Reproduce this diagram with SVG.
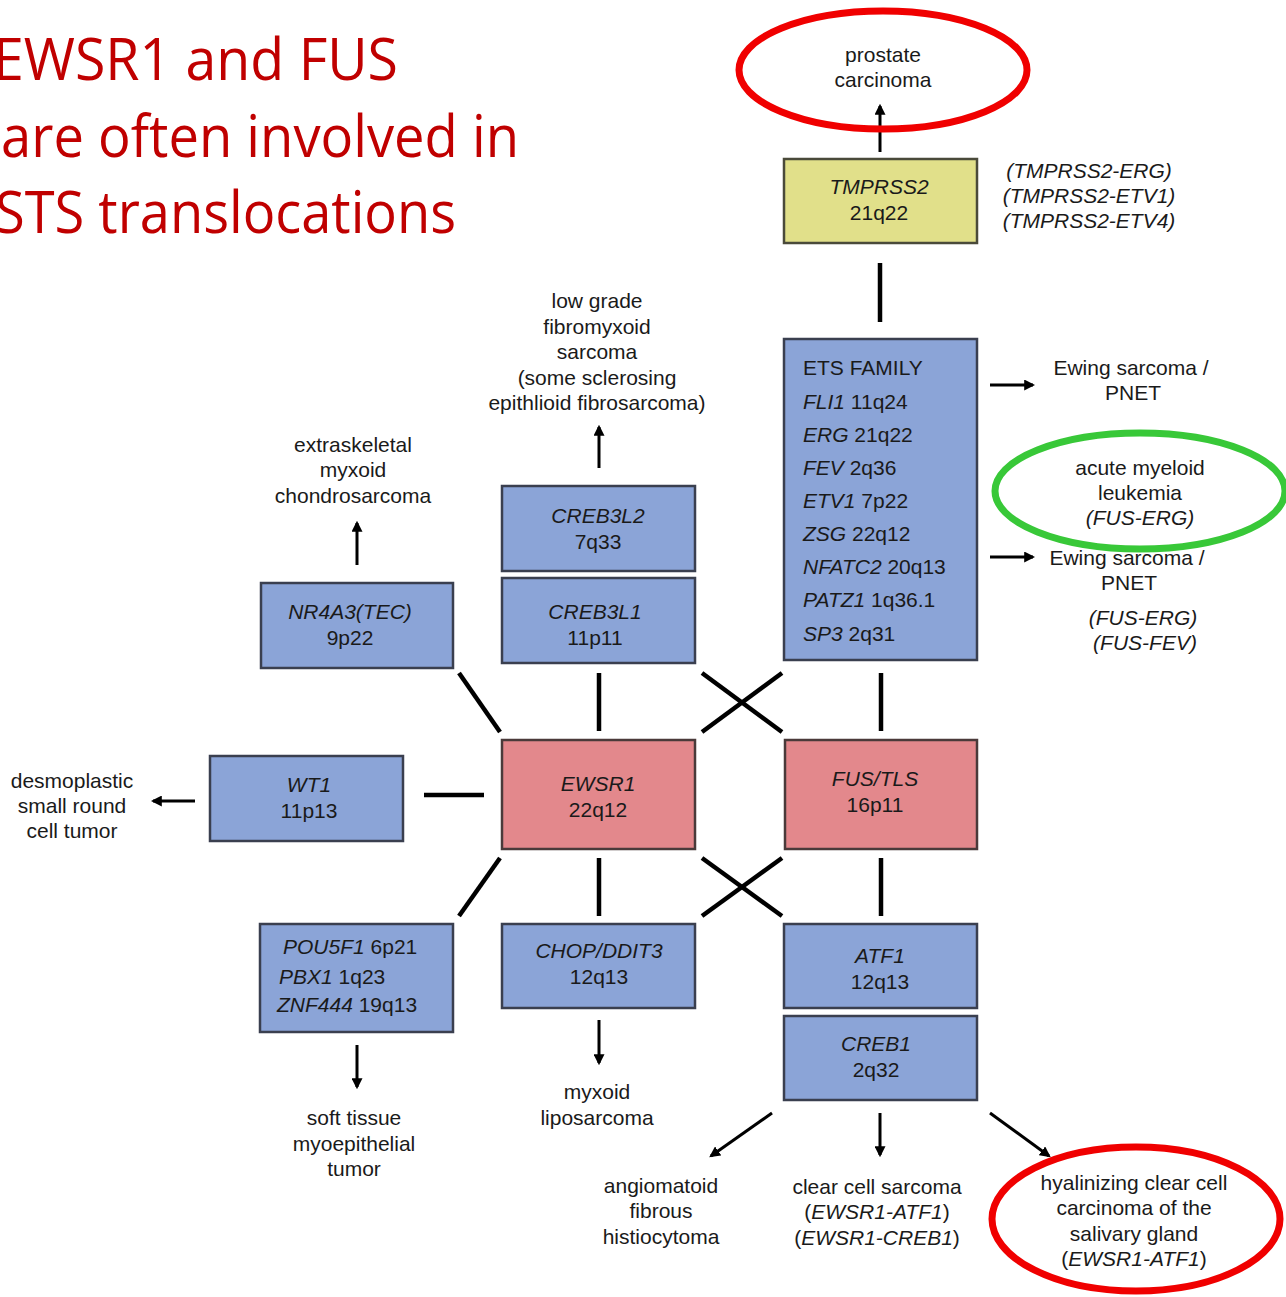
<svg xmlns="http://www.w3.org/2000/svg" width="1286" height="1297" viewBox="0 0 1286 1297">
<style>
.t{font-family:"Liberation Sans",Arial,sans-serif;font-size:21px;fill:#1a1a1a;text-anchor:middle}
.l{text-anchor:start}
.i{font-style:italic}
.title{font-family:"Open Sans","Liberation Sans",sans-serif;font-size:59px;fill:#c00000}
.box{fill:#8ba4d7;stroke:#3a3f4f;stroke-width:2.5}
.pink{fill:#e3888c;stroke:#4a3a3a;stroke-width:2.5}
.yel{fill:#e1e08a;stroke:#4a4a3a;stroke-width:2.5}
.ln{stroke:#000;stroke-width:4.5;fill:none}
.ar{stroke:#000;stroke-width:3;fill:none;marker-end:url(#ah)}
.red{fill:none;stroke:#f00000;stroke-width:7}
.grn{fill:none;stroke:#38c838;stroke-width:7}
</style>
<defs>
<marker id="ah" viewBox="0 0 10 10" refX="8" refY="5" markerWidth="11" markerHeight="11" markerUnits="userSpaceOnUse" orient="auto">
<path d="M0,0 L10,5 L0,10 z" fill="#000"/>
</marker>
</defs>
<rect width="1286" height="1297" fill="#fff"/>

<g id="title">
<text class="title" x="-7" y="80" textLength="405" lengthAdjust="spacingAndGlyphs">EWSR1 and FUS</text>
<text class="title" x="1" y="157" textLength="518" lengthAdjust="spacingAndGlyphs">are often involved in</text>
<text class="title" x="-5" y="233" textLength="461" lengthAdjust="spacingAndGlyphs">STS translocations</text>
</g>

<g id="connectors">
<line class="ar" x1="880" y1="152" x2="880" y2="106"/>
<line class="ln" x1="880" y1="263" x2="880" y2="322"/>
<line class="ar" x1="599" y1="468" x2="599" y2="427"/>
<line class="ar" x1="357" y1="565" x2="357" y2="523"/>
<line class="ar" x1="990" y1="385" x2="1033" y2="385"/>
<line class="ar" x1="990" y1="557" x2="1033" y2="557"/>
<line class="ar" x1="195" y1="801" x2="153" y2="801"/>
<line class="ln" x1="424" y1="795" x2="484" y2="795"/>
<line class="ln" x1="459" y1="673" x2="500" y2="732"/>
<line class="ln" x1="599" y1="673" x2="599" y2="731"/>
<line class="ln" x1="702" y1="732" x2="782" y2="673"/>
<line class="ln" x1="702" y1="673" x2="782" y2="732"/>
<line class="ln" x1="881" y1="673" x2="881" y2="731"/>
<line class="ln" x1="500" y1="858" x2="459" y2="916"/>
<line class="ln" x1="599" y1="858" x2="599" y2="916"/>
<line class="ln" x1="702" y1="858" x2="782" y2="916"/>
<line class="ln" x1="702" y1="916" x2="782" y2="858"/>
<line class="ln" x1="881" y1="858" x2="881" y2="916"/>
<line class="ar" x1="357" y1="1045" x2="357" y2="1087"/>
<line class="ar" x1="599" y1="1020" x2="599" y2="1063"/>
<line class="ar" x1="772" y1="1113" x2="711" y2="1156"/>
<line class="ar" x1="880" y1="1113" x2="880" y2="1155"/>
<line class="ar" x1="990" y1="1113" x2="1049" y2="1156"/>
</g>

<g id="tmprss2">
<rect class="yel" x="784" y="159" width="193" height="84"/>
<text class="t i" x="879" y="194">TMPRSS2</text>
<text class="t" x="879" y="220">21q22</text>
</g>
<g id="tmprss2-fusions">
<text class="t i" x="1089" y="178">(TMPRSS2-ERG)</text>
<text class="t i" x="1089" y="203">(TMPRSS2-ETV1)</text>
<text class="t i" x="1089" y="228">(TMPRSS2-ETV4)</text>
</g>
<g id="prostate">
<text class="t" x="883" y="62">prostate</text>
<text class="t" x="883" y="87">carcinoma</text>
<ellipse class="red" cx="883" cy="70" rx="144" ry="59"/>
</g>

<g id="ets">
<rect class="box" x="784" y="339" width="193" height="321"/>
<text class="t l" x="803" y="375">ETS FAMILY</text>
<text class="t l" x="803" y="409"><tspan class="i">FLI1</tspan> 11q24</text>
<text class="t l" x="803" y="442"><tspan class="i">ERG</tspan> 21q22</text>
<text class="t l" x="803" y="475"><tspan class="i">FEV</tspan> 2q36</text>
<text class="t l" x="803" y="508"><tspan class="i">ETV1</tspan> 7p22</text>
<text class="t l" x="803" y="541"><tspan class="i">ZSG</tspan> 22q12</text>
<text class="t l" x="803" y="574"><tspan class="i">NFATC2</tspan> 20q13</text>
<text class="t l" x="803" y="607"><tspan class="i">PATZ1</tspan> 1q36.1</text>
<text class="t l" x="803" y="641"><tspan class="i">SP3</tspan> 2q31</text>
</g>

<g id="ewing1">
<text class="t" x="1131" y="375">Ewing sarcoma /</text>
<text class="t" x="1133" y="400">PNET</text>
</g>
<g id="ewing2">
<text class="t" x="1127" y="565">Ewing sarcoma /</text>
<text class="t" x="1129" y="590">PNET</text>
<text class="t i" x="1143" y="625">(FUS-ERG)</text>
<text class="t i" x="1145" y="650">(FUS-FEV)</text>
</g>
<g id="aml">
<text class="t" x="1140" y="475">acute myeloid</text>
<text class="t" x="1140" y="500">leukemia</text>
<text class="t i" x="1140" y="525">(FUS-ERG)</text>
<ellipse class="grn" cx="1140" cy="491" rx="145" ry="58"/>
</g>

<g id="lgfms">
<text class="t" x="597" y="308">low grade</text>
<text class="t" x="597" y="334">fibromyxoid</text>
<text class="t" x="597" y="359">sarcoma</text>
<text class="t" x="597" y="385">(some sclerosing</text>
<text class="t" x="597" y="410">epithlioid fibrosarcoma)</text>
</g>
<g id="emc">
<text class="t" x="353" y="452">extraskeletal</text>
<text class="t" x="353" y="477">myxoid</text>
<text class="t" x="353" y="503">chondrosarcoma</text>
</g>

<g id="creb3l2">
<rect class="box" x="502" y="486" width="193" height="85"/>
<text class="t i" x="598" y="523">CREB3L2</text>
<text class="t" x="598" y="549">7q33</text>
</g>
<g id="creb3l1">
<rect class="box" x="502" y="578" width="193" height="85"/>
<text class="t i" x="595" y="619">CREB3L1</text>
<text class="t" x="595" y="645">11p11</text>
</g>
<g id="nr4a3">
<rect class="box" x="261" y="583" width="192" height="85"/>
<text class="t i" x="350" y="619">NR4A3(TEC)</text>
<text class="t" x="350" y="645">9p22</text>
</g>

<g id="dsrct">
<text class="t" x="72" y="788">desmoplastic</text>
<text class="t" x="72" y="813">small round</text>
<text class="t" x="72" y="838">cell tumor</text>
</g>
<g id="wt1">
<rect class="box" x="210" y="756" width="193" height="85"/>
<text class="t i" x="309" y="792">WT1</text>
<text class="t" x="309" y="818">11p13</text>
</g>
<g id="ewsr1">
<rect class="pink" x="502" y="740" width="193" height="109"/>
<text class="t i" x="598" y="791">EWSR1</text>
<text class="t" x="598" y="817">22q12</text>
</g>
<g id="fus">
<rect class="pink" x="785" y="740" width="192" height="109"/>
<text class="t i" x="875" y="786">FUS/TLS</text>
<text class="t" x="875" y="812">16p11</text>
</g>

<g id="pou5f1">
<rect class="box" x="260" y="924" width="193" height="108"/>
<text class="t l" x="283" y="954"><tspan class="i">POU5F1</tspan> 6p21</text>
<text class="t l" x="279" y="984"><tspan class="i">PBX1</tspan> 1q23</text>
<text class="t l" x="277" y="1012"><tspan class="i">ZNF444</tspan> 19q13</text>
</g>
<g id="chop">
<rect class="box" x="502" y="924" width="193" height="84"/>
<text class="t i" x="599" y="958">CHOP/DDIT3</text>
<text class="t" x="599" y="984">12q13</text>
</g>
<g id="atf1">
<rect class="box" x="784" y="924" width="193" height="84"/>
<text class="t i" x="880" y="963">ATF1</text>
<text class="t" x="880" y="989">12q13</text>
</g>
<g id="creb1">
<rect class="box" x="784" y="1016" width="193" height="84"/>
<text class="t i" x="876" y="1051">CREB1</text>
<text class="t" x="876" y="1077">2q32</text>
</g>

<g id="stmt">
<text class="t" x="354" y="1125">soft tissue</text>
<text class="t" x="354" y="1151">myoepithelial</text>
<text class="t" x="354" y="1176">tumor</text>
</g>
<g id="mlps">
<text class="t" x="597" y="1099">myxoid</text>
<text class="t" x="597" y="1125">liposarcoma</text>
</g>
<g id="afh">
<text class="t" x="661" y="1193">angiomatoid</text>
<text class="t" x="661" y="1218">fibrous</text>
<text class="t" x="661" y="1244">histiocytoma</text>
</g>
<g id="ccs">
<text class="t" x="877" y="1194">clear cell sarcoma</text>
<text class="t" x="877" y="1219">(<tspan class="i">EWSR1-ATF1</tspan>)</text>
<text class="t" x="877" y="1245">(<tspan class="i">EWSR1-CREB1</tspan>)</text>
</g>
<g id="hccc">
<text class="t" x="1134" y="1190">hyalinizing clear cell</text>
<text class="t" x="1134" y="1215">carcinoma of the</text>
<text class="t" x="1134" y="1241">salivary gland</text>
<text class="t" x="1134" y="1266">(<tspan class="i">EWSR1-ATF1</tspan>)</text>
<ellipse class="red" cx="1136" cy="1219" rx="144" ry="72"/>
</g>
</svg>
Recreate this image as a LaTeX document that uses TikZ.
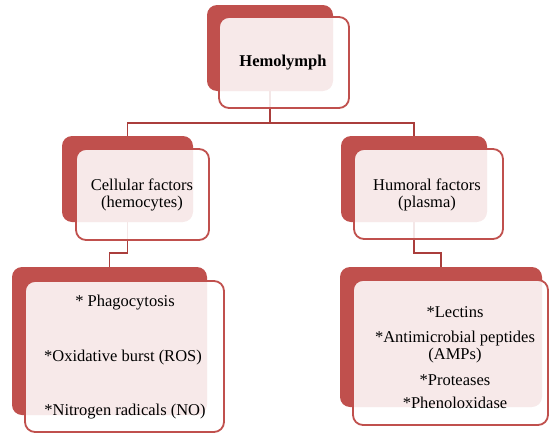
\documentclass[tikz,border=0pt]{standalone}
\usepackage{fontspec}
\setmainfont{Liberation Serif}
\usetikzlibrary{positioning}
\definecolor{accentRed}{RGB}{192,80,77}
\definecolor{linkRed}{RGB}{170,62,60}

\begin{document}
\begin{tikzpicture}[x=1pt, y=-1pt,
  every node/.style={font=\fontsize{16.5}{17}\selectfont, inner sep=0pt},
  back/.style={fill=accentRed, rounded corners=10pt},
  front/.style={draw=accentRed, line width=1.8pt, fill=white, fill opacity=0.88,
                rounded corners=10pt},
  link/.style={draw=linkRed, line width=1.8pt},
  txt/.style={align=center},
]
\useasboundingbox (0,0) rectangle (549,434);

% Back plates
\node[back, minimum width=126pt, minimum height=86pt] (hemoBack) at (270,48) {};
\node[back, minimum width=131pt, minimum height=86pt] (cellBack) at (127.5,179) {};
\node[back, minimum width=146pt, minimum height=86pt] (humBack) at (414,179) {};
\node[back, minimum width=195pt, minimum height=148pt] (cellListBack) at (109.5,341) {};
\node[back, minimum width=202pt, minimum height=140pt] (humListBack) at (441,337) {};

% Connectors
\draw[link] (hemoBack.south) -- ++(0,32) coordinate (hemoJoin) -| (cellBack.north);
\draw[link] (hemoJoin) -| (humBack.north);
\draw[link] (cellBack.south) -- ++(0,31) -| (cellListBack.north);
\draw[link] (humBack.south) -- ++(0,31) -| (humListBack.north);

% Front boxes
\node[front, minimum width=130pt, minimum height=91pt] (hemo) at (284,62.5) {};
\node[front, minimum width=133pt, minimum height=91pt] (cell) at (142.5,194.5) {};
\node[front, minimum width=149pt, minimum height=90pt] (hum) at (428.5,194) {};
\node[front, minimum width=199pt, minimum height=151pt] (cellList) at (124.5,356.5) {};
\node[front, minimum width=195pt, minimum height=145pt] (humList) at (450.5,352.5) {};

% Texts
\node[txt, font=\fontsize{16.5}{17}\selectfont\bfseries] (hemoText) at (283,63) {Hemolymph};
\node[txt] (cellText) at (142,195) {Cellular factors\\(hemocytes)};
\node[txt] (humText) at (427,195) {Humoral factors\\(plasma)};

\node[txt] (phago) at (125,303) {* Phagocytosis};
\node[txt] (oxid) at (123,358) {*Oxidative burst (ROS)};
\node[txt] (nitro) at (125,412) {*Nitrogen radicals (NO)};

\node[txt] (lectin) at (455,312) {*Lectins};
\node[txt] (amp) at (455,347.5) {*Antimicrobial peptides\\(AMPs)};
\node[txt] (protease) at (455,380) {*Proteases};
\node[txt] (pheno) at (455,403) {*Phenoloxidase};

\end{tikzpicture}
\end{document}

※

GOAL OF THE EXERCISE ▸ From the records above, quote word for word only the lines beginning at the line that has "Recreate this image" and stopping after the line that has "(humText) at (427,195)". Omit the pictures.

WRITTEN ANSWER ▸
Recreate this image as a LaTeX document that uses TikZ.
\documentclass[tikz,border=0pt]{standalone}
\usepackage{fontspec}
\setmainfont{Liberation Serif}
\usetikzlibrary{positioning}
\definecolor{accentRed}{RGB}{192,80,77}
\definecolor{linkRed}{RGB}{170,62,60}

\begin{document}
\begin{tikzpicture}[x=1pt, y=-1pt,
  every node/.style={font=\fontsize{16.5}{17}\selectfont, inner sep=0pt},
  back/.style={fill=accentRed, rounded corners=10pt},
  front/.style={draw=accentRed, line width=1.8pt, fill=white, fill opacity=0.88,
                rounded corners=10pt},
  link/.style={draw=linkRed, line width=1.8pt},
  txt/.style={align=center},
]
\useasboundingbox (0,0) rectangle (549,434);

% Back plates
\node[back, minimum width=126pt, minimum height=86pt] (hemoBack) at (270,48) {};
\node[back, minimum width=131pt, minimum height=86pt] (cellBack) at (127.5,179) {};
\node[back, minimum width=146pt, minimum height=86pt] (humBack) at (414,179) {};
\node[back, minimum width=195pt, minimum height=148pt] (cellListBack) at (109.5,341) {};
\node[back, minimum width=202pt, minimum height=140pt] (humListBack) at (441,337) {};

% Connectors
\draw[link] (hemoBack.south) -- ++(0,32) coordinate (hemoJoin) -| (cellBack.north);
\draw[link] (hemoJoin) -| (humBack.north);
\draw[link] (cellBack.south) -- ++(0,31) -| (cellListBack.north);
\draw[link] (humBack.south) -- ++(0,31) -| (humListBack.north);

% Front boxes
\node[front, minimum width=130pt, minimum height=91pt] (hemo) at (284,62.5) {};
\node[front, minimum width=133pt, minimum height=91pt] (cell) at (142.5,194.5) {};
\node[front, minimum width=149pt, minimum height=90pt] (hum) at (428.5,194) {};
\node[front, minimum width=199pt, minimum height=151pt] (cellList) at (124.5,356.5) {};
\node[front, minimum width=195pt, minimum height=145pt] (humList) at (450.5,352.5) {};

% Texts
\node[txt, font=\fontsize{16.5}{17}\selectfont\bfseries] (hemoText) at (283,63) {Hemolymph};
\node[txt] (cellText) at (142,195) {Cellular factors\\(hemocytes)};
\node[txt] (humText) at (427,195) {Humoral factors\\(plasma)};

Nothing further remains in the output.